You will still probably graduate in four years. I know the road looks bumpy right now, but good academic advisors are like unicorns. There are definitely bad ones that you question if they’ve even been to Kent State before, but just keep switching until you find a good one. They will squeeze in triple-credit honors summer thesis madness. They’re that good. I brought in no high school credit and I’m doing one major and two minors in four years and I’m no more dead than the average college student.

Trust me, everyone is good at something. Except for you, Tiffany. You just suck. If you’re having trouble, talk to the professors of your favorite classes. You can also go to career counseling: http://www.kent.edu/career. You have a ton of options, so take your time. The more rushed you feel, the less thought you’ll actually put into making this decision. I’m not going to lie, it’s a big one, but completely worth it.

I’m about to tell you something I’m going to lose all my friends over, and that would be some of the greatest major-change situations that have happened to my friends.

  1. My friend wanted to be a dentist. Then an accountant. Then a finance analyst. Then a criminologist. Then a computer engineer. Now he’s back in business. Metaphorically, that is. He still can’t get it together, but he will graduate in four years, and so will you!
  2. This other guy I know switched from chemistry to computer science to nursing and ended up back in chemistry.
  3. I knew a girl who was a math major for less than 24 hours.
  4. Another girl switched from fashion to be a middle school education major. And those are dangerous waters, my friend. May the odds be ever in your favor.

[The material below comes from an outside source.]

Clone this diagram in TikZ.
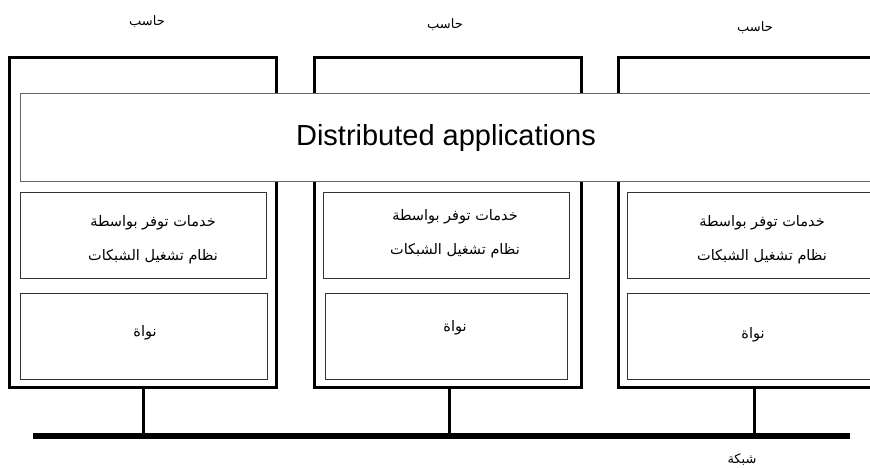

Do I see a smile there? No, you’re crying harder? See, you’re going to be OK-ish! Some of the biggest success stories from Kent came from a major change. It doesn’t make you a failure. It’s important to love your major. Why? Because when you’re good at something, it shows. You work harder, show up earlier, and you get noticed. That’s why this matters. You cannot put your full heart into something you do not truly enjoy. I promise yours is out there, kid. Now get out there and play a great game. *Smacks your butt* GO TEAM.